- North Naples Location within the state of Florida North Naples North Naples (the United States)
- Coordinates: 26°13′09″N 81°47′30″W﻿ / ﻿26.21917°N 81.79167°W
- Country: United States
- State: Florida
- County: Collier
- Elevation: 13 ft (4.0 m)
- Time zone: UTC-5 (Eastern (EST))
- • Summer (DST): UTC-4 (EDT)
- ZIP codes: 34107-34110, 34119
- GNIS feature ID: 287841

= North Naples, Florida =

North Naples is an unincorporated community in northwest Collier County, Florida, United States, located immediately north of Naples. The North Naples area includes the census-designated places of Naples Park, Pelican Bay, and Pine Ridge, as well as additional surrounding land.

North Naples is part of the Naples-Marco Island Metropolitan Statistical Area.

== Geography ==

===Climate===
North Naples has a tropical climate with warm dry winters and hot humid summers with heavy rain, despite it being north of the tropics.
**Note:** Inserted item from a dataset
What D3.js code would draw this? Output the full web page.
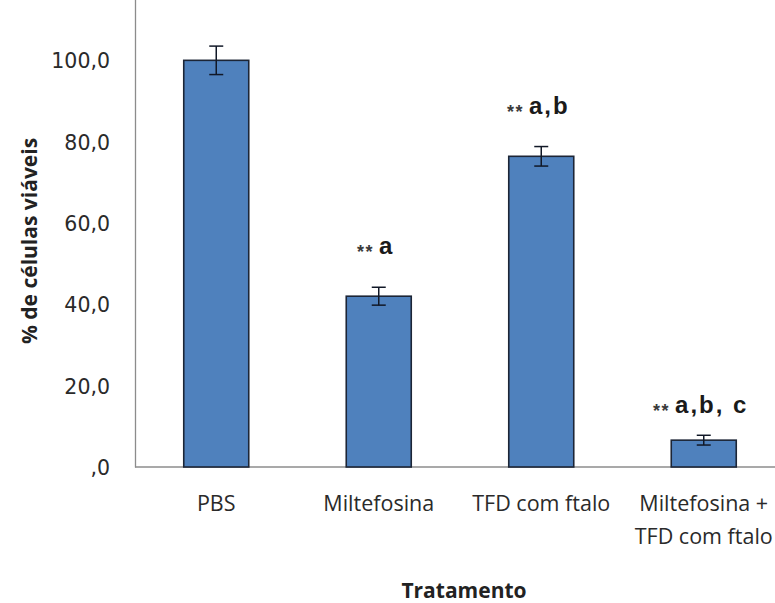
<!DOCTYPE html>
<html>
<head>
<meta charset="utf-8">
<script src="https://cdn.jsdelivr.net/npm/d3@7/dist/d3.min.js"></script>
<style>
  html, body { margin: 0; padding: 0; background: #fff; }
  svg { display: block; }
</style>
</head>
<body>
<svg id="chart" width="775" height="603"></svg>
<script>
// Viability of cells per treatment (mean ± error)
const categories = [["PBS"], ["Miltefosina"], ["TFD com ftalo"], ["Miltefosina +", "TFD com ftalo"]];
const values = [100.0, 42.0, 76.4, 6.6];
const errors = [3.5, 2.2, 2.4, 1.2];
const stars = ["", "**", "**", "**"];
const letters = ["", "a", "a,b", "a,b, c"];
const yTicks = [0, 20, 40, 60, 80, 100];

// layout
const plotLeft = 135, plotRight = 785, plotTop = -21, plotBottom = 467;
const labelGap = [0, 33, 33, 22];   // distance of significance labels above the error bars

const svg = d3.select("#chart");

const x = d3.scaleBand()
  .domain(d3.range(values.length))
  .range([plotLeft, plotRight])
  .paddingInner(0.6)
  .paddingOuter(0.3);

const y = d3.scaleLinear().domain([0, 120]).range([plotBottom, plotTop]);

const fmt = v => v === 0 ? ",0" : d3.format(".1f")(v).replace(".", ",");

// y axis (line only, labels to the left)
const yAxis = d3.axisLeft(y).tickValues(yTicks).tickSize(0).tickPadding(25).tickFormat(fmt);
const gy = svg.append("g").attr("transform", `translate(${plotLeft},0)`).call(yAxis);
gy.select(".domain").attr("stroke", "#8c8c8c").attr("stroke-width", 1.3);
gy.selectAll("text")
  .attr("font-family", "'DejaVu Sans', sans-serif")
  .attr("font-size", 20.5)
  .attr("fill", "#2a2a2a")
  .attr("dy", "0.36em");

// baseline
svg.append("line")
  .attr("x1", plotLeft).attr("x2", 775)
  .attr("y1", plotBottom).attr("y2", plotBottom)
  .attr("stroke", "#8c8c8c").attr("stroke-width", 1.5);

// bars
svg.append("g").selectAll("rect")
  .data(values)
  .join("rect")
  .attr("x", (d, i) => x(i))
  .attr("y", d => y(d))
  .attr("width", x.bandwidth())
  .attr("height", d => plotBottom - y(d))
  .attr("fill", "#4f81bd")
  .attr("stroke", "#1c2536")
  .attr("stroke-width", 1.6);

// error bars
const eg = svg.append("g").attr("stroke", "#111827").attr("stroke-width", 1.5);
values.forEach((v, i) => {
  const cx = x(i) + x.bandwidth() / 2;
  const y1 = y(v + errors[i]), y2 = y(v - errors[i]);
  eg.append("line").attr("x1", cx).attr("x2", cx).attr("y1", y1).attr("y2", y2);
  eg.append("line").attr("x1", cx - 7).attr("x2", cx + 7).attr("y1", y1).attr("y2", y1);
  eg.append("line").attr("x1", cx - 7).attr("x2", cx + 7).attr("y1", y2).attr("y2", y2);
});

// significance labels
values.forEach((v, i) => {
  if (!letters[i]) return;
  const cx = x(i) + x.bandwidth() / 2 - 3;
  const t = svg.append("text")
    .attr("x", cx)
    .attr("y", y(v + errors[i]) - labelGap[i])
    .attr("text-anchor", "middle")
    .attr("font-family", "'Liberation Sans', Arial, sans-serif")
    .attr("fill", "#1a1a1a");
  t.append("tspan").attr("font-size", 18).attr("font-weight", "bold")
    .attr("letter-spacing", 1.5).attr("fill", "#3a3a3a").attr("dy", 4).text(stars[i]);
  t.append("tspan").attr("font-size", 24).attr("font-weight", "bold")
    .attr("letter-spacing", 2).attr("dx", 5).attr("dy", -4).text(letters[i]);
});

// category labels
categories.forEach((lines, i) => {
  const cx = x(i) + x.bandwidth() / 2;
  const t = svg.append("text")
    .attr("text-anchor", "middle")
    .attr("font-family", "'Open Sans', sans-serif")
    .attr("font-size", 21.5)
    .attr("fill", "#2a2a2a");
  lines.forEach((s, k) => {
    t.append("tspan").attr("x", cx).attr("y", 511 + k * 33).text(s);
  });
});

// axis titles
svg.append("text")
  .attr("x", 464).attr("y", 598)
  .attr("text-anchor", "middle")
  .attr("font-family", "'Open Sans', sans-serif")
  .attr("font-weight", "bold")
  .attr("font-size", 21)
  .attr("fill", "#222")
  .text("Tratamento");

svg.append("text")
  .attr("transform", "translate(37,241) rotate(-90)")
  .attr("text-anchor", "middle")
  .attr("font-family", "'Open Sans', sans-serif")
  .attr("font-weight", "bold")
  .attr("font-size", 21)
  .attr("fill", "#222")
  .text("% de células viáveis");
</script>
</body>
</html>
It is a part of one of the only tropical climates in the continental USA.

== Education ==
North Naples is served by the District School Board of Collier County and various private institutions including the following.

=== Elementary ===
- Pelican Marsh Elementary School (public)
- Naples Park Elementary School (public)
- Laurel Oak Elementary School (public)
- Veterans Memorial Elementary School (public)
- The Village School (private)

=== Middle ===
- North Naples Middle School (public)
- The Village School (private)
- Pine Ridge Middle School (public)
- Oakridge Middle School (public)
- Mason Classical Academy (charter)

=== High ===
- Barron Collier High School (public)
- Gulf Coast High School (public)
- Aubrey Rogers High School (public)
- The Village School (private)
- Mason Classical Academy (charter)

==Public transportation==
North Naples is served by Collier Area Transit's 2A, 2B, 6, and 10 routes.

== Healthcare ==
North Naples is served by North Naples Hospital, part of the NCH system.